* START *

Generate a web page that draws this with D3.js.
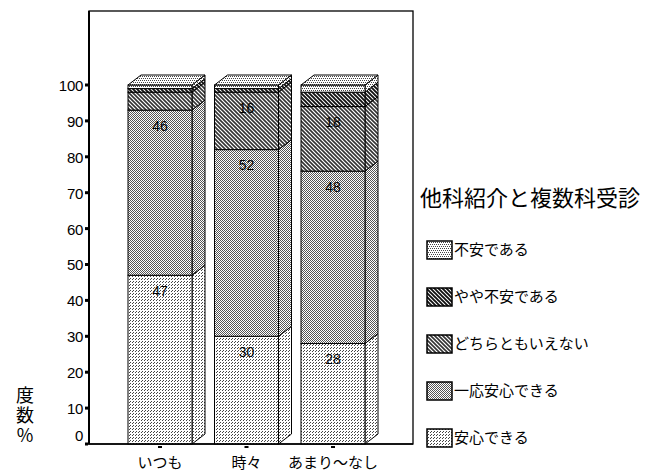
<!DOCTYPE html>
<html>
<head>
<meta charset="utf-8">
<script src="https://cdn.jsdelivr.net/npm/d3@7"></script>
<style>
  body { margin: 0; background: #fff; }
  text { fill: #000; }
</style>
</head>
<body>
<div id="chart"></div>
<script>
// data
const categories = ["いつも", "時々", "あまり〜なし"];
const seriesNames = ["安心できる", "一応安心できる", "どちらともいえない", "やや不安である", "不安である"];
const anshin  = [47, 30, 28];
const ichiou  = [46, 52, 48];
const dochira = [5, 16, 18];
const yaya    = [1, 1, 4];
const fuan    = [1, 1, 2];
const yTicks  = [0, 10, 20, 30, 40, 50, 60, 70, 80, 90, 100];
const legendTitle = "他科紹介と複数科受診";
const yTitle = "度数%";

const seriesValues = [anshin, ichiou, dochira, yaya, fuan];
const patternIds = ["p0", "p1", "p2", "p3", "p4"];

const W = 657, H = 474;
const frame = {left: 89, top: 11, right: 413, bottom: 444};
const depth = {dx: 13, dy: -10};
const barW = 64;

svg = d3.select("#chart")
  .append("svg")
  .attr("width", W)
  .attr("height", H)
  .style("font-family", "'Liberation Sans', Arial, sans-serif");

// fill patterns (halftone-like, black/gray on white)
defs = svg.append("defs");
function pixPattern(id, size, pts, col) {
  const p = defs.append("pattern").attr("id", id)
    .attr("patternUnits", "userSpaceOnUse")
    .attr("width", size).attr("height", size);
  p.append("rect").attr("width", size).attr("height", size).attr("fill", "#fff");
  pts.forEach(d => p.append("rect").attr("x", d[0]).attr("y", d[1])
    .attr("width", 1).attr("height", 1).attr("fill", col)
    .attr("shape-rendering", "crispEdges"));
}
function hatchPattern(id, size, sw, col) {
  const p = defs.append("pattern").attr("id", id)
    .attr("patternUnits", "userSpaceOnUse")
    .attr("width", size).attr("height", size);
  p.append("rect").attr("width", size).attr("height", size).attr("fill", "#fff");
  p.append("path")
    .attr("d", `M-1,-1L${size+1},${size+1}M-1,${size-1}L1,${size+1}M${size-1},-1L${size+1},1`)
    .attr("stroke", col).attr("stroke-width", sw);
}
pixPattern("p0", 3, [[0,0],[1,2]], "#444");
pixPattern("p1", 2, [[0,0],[1,1]], "#555");
hatchPattern("p2", 4, 1.6, "#333");
hatchPattern("p3", 4, 1.9, "#111");
pixPattern("p4", 4, [[0,0],[2,0],[1,2],[3,2]], "#444");

// scales
y = d3.scaleLinear().domain([0, 100]).range([frame.bottom, 85]);
x = d3.scalePoint().domain(categories).range([160, 333]);

// frame
svg.append("rect")
  .attr("x", frame.left).attr("y", frame.top)
  .attr("width", frame.right - frame.left)
  .attr("height", frame.bottom - frame.top)
  .attr("fill", "none").attr("stroke", "#000").attr("stroke-width", 1.3);
svg.append("line")
  .attr("x1", frame.left).attr("x2", frame.left)
  .attr("y1", frame.top).attr("y2", frame.bottom)
  .attr("stroke", "#000").attr("stroke-width", 2);

// y ticks
yg = svg.append("g");
yg.selectAll("rect").data(yTicks).join("rect")
  .attr("x", frame.left - 4).attr("y", d => y(d) - 1.5)
  .attr("width", 3).attr("height", 3).attr("fill", "#000");
yg.selectAll("text").data(yTicks).join("text")
  .attr("x", frame.left - 6)
  .attr("y", d => d === 0 ? y(d) - 7 : y(d) + 2)
  .attr("text-anchor", "end")
  .attr("dominant-baseline", "middle")
  .style("font-size", "15px")
  .style("letter-spacing", "-0.3px")
  .text(d => d);

// stacked 3d bars
categories.forEach((c, i) => {
  const g = svg.append("g");
  const x0 = x(c) - barW / 2, x1 = x0 + barW;
  let acc = 0;
  seriesValues.forEach((vals, s) => {
    const v = vals[i];
    const yb = y(acc), yt = y(acc + v);
    acc += v;
    // side face
    g.append("path")
      .attr("d", `M${x1},${yb}L${x1 + depth.dx},${yb + depth.dy}L${x1 + depth.dx},${yt + depth.dy}L${x1},${yt}Z`)
      .attr("fill", `url(#${patternIds[s]})`)
      .attr("stroke", "#000").attr("stroke-width", 1);
    // front face
    g.append("rect")
      .attr("x", x0).attr("y", yt)
      .attr("width", barW).attr("height", yb - yt)
      .attr("fill", `url(#${patternIds[s]})`)
      .attr("stroke", "#000").attr("stroke-width", 1);
    if (v >= 10) {
      g.append("text")
        .attr("x", x(c)).attr("y", yt + 17)
        .attr("text-anchor", "middle")
        .attr("dominant-baseline", "middle")
        .style("font-size", "14px")
        .text(v);
    }
  });
  // top face
  const yTop = y(acc);
  g.append("path")
    .attr("d", `M${x0},${yTop}L${x0 + depth.dx},${yTop + depth.dy}L${x1 + depth.dx},${yTop + depth.dy}L${x1},${yTop}Z`)
    .attr("fill", "url(#p4)")
    .attr("stroke", "#000").attr("stroke-width", 1);
  // small category tick under the axis
  svg.append("rect")
    .attr("x", x(c) - 2).attr("y", frame.bottom + 2)
    .attr("width", 4).attr("height", 2).attr("fill", "#000");
});

// bottom axis line on top of bars
svg.append("line")
  .attr("x1", frame.left - 2).attr("x2", frame.right)
  .attr("y1", frame.bottom).attr("y2", frame.bottom)
  .attr("stroke", "#000").attr("stroke-width", 1.5);

// category labels
svg.append("g").selectAll("text").data(categories).join("text")
  .attr("x", d => x(d)).attr("y", 464)
  .attr("text-anchor", "middle")
  .attr("dominant-baseline", "middle")
  .style("font-family", "'Noto Sans CJK JP', sans-serif")
  .style("font-size", "15px")
  .text(d => d);

// y title, written vertically
svg.append("text")
  .attr("x", 25).attr("y", 386)
  .style("writing-mode", "vertical-rl")
  .style("text-orientation", "upright")
  .style("letter-spacing", "2px")
  .style("font-family", "'Noto Sans CJK JP', sans-serif")
  .style("font-size", "18px")
  .text(yTitle);

// legend
svg.append("text")
  .attr("x", 420).attr("y", 200)
  .attr("dominant-baseline", "middle")
  .style("font-family", "'Noto Sans CJK JP', sans-serif")
  .style("font-size", "22px")
  .text(legendTitle);

legendOrder = d3.range(seriesNames.length).reverse();
lg = svg.append("g").selectAll("g").data(legendOrder).join("g")
  .attr("transform", (d, i) => `translate(427, ${250 + i * 47})`);
lg.append("rect")
  .attr("x", 0).attr("y", -9)
  .attr("width", 25).attr("height", 18)
  .attr("fill", d => `url(#${patternIds[d]})`)
  .attr("stroke", "#000").attr("stroke-width", 1.5);
lg.append("text")
  .attr("x", 27).attr("y", 1)
  .attr("dominant-baseline", "middle")
  .style("font-family", "'Noto Sans CJK JP', sans-serif")
  .style("font-size", "15px")
  .text(d => seriesNames[d]);
</script>
</body>
</html>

* END *

■ **What is expected**
Reproduce the full material exactly, excluding the pictures.

■ **Response**
Generate a web page that draws this with D3.js.
<!DOCTYPE html>
<html>
<head>
<meta charset="utf-8">
<script src="https://cdn.jsdelivr.net/npm/d3@7"></script>
<style>
  body { margin: 0; background: #fff; }
  text { fill: #000; }
</style>
</head>
<body>
<div id="chart"></div>
<script>
// data
const categories = ["いつも", "時々", "あまり〜なし"];
const seriesNames = ["安心できる", "一応安心できる", "どちらともいえない", "やや不安である", "不安である"];
const anshin  = [47, 30, 28];
const ichiou  = [46, 52, 48];
const dochira = [5, 16, 18];
const yaya    = [1, 1, 4];
const fuan    = [1, 1, 2];
const yTicks  = [0, 10, 20, 30, 40, 50, 60, 70, 80, 90, 100];
const legendTitle = "他科紹介と複数科受診";
const yTitle = "度数%";

const seriesValues = [anshin, ichiou, dochira, yaya, fuan];
const patternIds = ["p0", "p1", "p2", "p3", "p4"];

const W = 657, H = 474;
const frame = {left: 89, top: 11, right: 413, bottom: 444};
const depth = {dx: 13, dy: -10};
const barW = 64;

svg = d3.select("#chart")
  .append("svg")
  .attr("width", W)
  .attr("height", H)
  .style("font-family", "'Liberation Sans', Arial, sans-serif");

// fill patterns (halftone-like, black/gray on white)
defs = svg.append("defs");
function pixPattern(id, size, pts, col) {
  const p = defs.append("pattern").attr("id", id)
    .attr("patternUnits", "userSpaceOnUse")
    .attr("width", size).attr("height", size);
  p.append("rect").attr("width", size).attr("height", size).attr("fill", "#fff");
  pts.forEach(d => p.append("rect").attr("x", d[0]).attr("y", d[1])
    .attr("width", 1).attr("height", 1).attr("fill", col)
    .attr("shape-rendering", "crispEdges"));
}
function hatchPattern(id, size, sw, col) {
  const p = defs.append("pattern").attr("id", id)
    .attr("patternUnits", "userSpaceOnUse")
    .attr("width", size).attr("height", size);
  p.append("rect").attr("width", size).attr("height", size).attr("fill", "#fff");
  p.append("path")
    .attr("d", `M-1,-1L${size+1},${size+1}M-1,${size-1}L1,${size+1}M${size-1},-1L${size+1},1`)
    .attr("stroke", col).attr("stroke-width", sw);
}
pixPattern("p0", 3, [[0,0],[1,2]], "#444");
pixPattern("p1", 2, [[0,0],[1,1]], "#555");
hatchPattern("p2", 4, 1.6, "#333");
hatchPattern("p3", 4, 1.9, "#111");
pixPattern("p4", 4, [[0,0],[2,0],[1,2],[3,2]], "#444");

// scales
y = d3.scaleLinear().domain([0, 100]).range([frame.bottom, 85]);
x = d3.scalePoint().domain(categories).range([160, 333]);

// frame
svg.append("rect")
  .attr("x", frame.left).attr("y", frame.top)
  .attr("width", frame.right - frame.left)
  .attr("height", frame.bottom - frame.top)
  .attr("fill", "none").attr("stroke", "#000").attr("stroke-width", 1.3);
svg.append("line")
  .attr("x1", frame.left).attr("x2", frame.left)
  .attr("y1", frame.top).attr("y2", frame.bottom)
  .attr("stroke", "#000").attr("stroke-width", 2);

// y ticks
yg = svg.append("g");
yg.selectAll("rect").data(yTicks).join("rect")
  .attr("x", frame.left - 4).attr("y", d => y(d) - 1.5)
  .attr("width", 3).attr("height", 3).attr("fill", "#000");
yg.selectAll("text").data(yTicks).join("text")
  .attr("x", frame.left - 6)
  .attr("y", d => d === 0 ? y(d) - 7 : y(d) + 2)
  .attr("text-anchor", "end")
  .attr("dominant-baseline", "middle")
  .style("font-size", "15px")
  .style("letter-spacing", "-0.3px")
  .text(d => d);

// stacked 3d bars
categories.forEach((c, i) => {
  const g = svg.append("g");
  const x0 = x(c) - barW / 2, x1 = x0 + barW;
  let acc = 0;
  seriesValues.forEach((vals, s) => {
    const v = vals[i];
    const yb = y(acc), yt = y(acc + v);
    acc += v;
    // side face
    g.append("path")
      .attr("d", `M${x1},${yb}L${x1 + depth.dx},${yb + depth.dy}L${x1 + depth.dx},${yt + depth.dy}L${x1},${yt}Z`)
      .attr("fill", `url(#${patternIds[s]})`)
      .attr("stroke", "#000").attr("stroke-width", 1);
    // front face
    g.append("rect")
      .attr("x", x0).attr("y", yt)
      .attr("width", barW).attr("height", yb - yt)
      .attr("fill", `url(#${patternIds[s]})`)
      .attr("stroke", "#000").attr("stroke-width", 1);
    if (v >= 10) {
      g.append("text")
        .attr("x", x(c)).attr("y", yt + 17)
        .attr("text-anchor", "middle")
        .attr("dominant-baseline", "middle")
        .style("font-size", "14px")
        .text(v);
    }
  });
  // top face
  const yTop = y(acc);
  g.append("path")
    .attr("d", `M${x0},${yTop}L${x0 + depth.dx},${yTop + depth.dy}L${x1 + depth.dx},${yTop + depth.dy}L${x1},${yTop}Z`)
    .attr("fill", "url(#p4)")
    .attr("stroke", "#000").attr("stroke-width", 1);
  // small category tick under the axis
  svg.append("rect")
    .attr("x", x(c) - 2).attr("y", frame.bottom + 2)
    .attr("width", 4).attr("height", 2).attr("fill", "#000");
});

// bottom axis line on top of bars
svg.append("line")
  .attr("x1", frame.left - 2).attr("x2", frame.right)
  .attr("y1", frame.bottom).attr("y2", frame.bottom)
  .attr("stroke", "#000").attr("stroke-width", 1.5);

// category labels
svg.append("g").selectAll("text").data(categories).join("text")
  .attr("x", d => x(d)).attr("y", 464)
  .attr("text-anchor", "middle")
  .attr("dominant-baseline", "middle")
  .style("font-family", "'Noto Sans CJK JP', sans-serif")
  .style("font-size", "15px")
  .text(d => d);

// y title, written vertically
svg.append("text")
  .attr("x", 25).attr("y", 386)
  .style("writing-mode", "vertical-rl")
  .style("text-orientation", "upright")
  .style("letter-spacing", "2px")
  .style("font-family", "'Noto Sans CJK JP', sans-serif")
  .style("font-size", "18px")
  .text(yTitle);

// legend
svg.append("text")
  .attr("x", 420).attr("y", 200)
  .attr("dominant-baseline", "middle")
  .style("font-family", "'Noto Sans CJK JP', sans-serif")
  .style("font-size", "22px")
  .text(legendTitle);

legendOrder = d3.range(seriesNames.length).reverse();
lg = svg.append("g").selectAll("g").data(legendOrder).join("g")
  .attr("transform", (d, i) => `translate(427, ${250 + i * 47})`);
lg.append("rect")
  .attr("x", 0).attr("y", -9)
  .attr("width", 25).attr("height", 18)
  .attr("fill", d => `url(#${patternIds[d]})`)
  .attr("stroke", "#000").attr("stroke-width", 1.5);
lg.append("text")
  .attr("x", 27).attr("y", 1)
  .attr("dominant-baseline", "middle")
  .style("font-family", "'Noto Sans CJK JP', sans-serif")
  .style("font-size", "15px")
  .text(d => seriesNames[d]);
</script>
</body>
</html>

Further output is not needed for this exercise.